The gifts of the Spirit used to be some mystical superpower in my mind. I struggled with what my “superpower” could be, if I even had one, and how I could possibly grow in them as if to force them. I even thought some of them would be better than others. “Who cares about the power of tongues?!” and later when I was able to better define myself as a servant, “But that’s not special at all.” I learned later that teaching was something more natural for me to fall into, and that’s when the greatest spiritual growth began to happen.
Studying on the topic of teaching was an eye opener that we are all teachers, all the time.
People sometimes misunderstand the calling to teach as a glamorous position that makes you highly regarded somehow. Particularly in this walk, and especially those new to their faith, it’s easy to find Truth and build your suit of armor, shield, and sword for battle. One of the biggest mistakes we make is using that armor to tear down the very covenant we have been called to serve, protect, and build up.
Teaching is more than standing in the crowd and giving a speech. There’s years of study under other qualified authorities, entire themes and ideas that have to be made into concrete steps of a path that leads to deeper relationship with Abba, different learning (or receiving) styles have to be considered to best get the message to those listening, hours of heartfelt prayer on where He is calling you to go next, and being the center example as a leader for what others are meant to be.

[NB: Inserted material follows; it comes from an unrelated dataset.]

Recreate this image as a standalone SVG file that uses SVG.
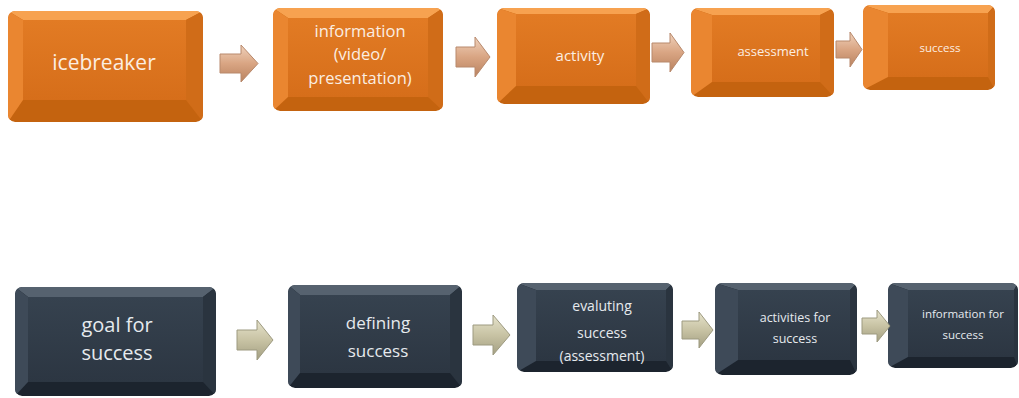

While you don’t necessarily have to have a following to be a teacher, the people around you every day are learning from you. They are learning how you speak to others, the way you dress, the energy you give off, what your actions reflect of your character. As Believers, what are we teaching to the people around us? The ones in our congregation, on our timelines, at work, strangers?
When we mistake teaching – or correction – for aggressive assertion, we are completely devaluing what we are called to do.
2 Timothy 2:22-26 “So, flee the passions of youth; and, along with those who call on the Lord from a pure heart, pursue righteousness, faithfulness, love and peace. But stay away from stupid and ignorant controversies — you know that they lead to fights, and a slave of the Lord shouldn’t fight. On the contrary, he should be kind to everyone, a good teacher, and not resentful when mistreated. Also he should be gentle as he corrects his opponents. For God may perhaps grant them the opportunity to turn from their sins, acquire full knowledge of the truth, come to their senses and escape the trap of the Adversary, after having been captured alive by him to do his will.”
While we can be so excited to share Truth with others, and equally frustrated when others can’t see it, it’s crucial to understand it’s not our job to turn hearts. It’s our job to be a light to people so that when they are ready because Abba calls them, they have others to look to and learn from – and most importantly – with. It’s also important to consider who your audience is when you’re speaking to them. Not everyone receives information in the same manner. When we speak with aggression and accusation, we can find ourselves calling the wrong people and teaching others the wrong things. Not necessarily because what we believe from Scripture is wrong but, instead, that Abba calls us to be anything but wise, gentle, and firmly grounded in Him.
Be careful not to be grounded in things not of Him.
Matthew 7:24-27 “Therefore everyone who hears these words of mine and puts them into practice is like a wise man who built his house on the rock. The rain came down, the streams rose, and the winds blew and beat against that house; yet it did not fall, because it had its foundation on the rock. But everyone who hears these words of mine and does not put them into practice is like a foolish man who built his house on sand. The rain came down, the streams rose, and the winds blew and beat against that house, and it fell with a great crash.”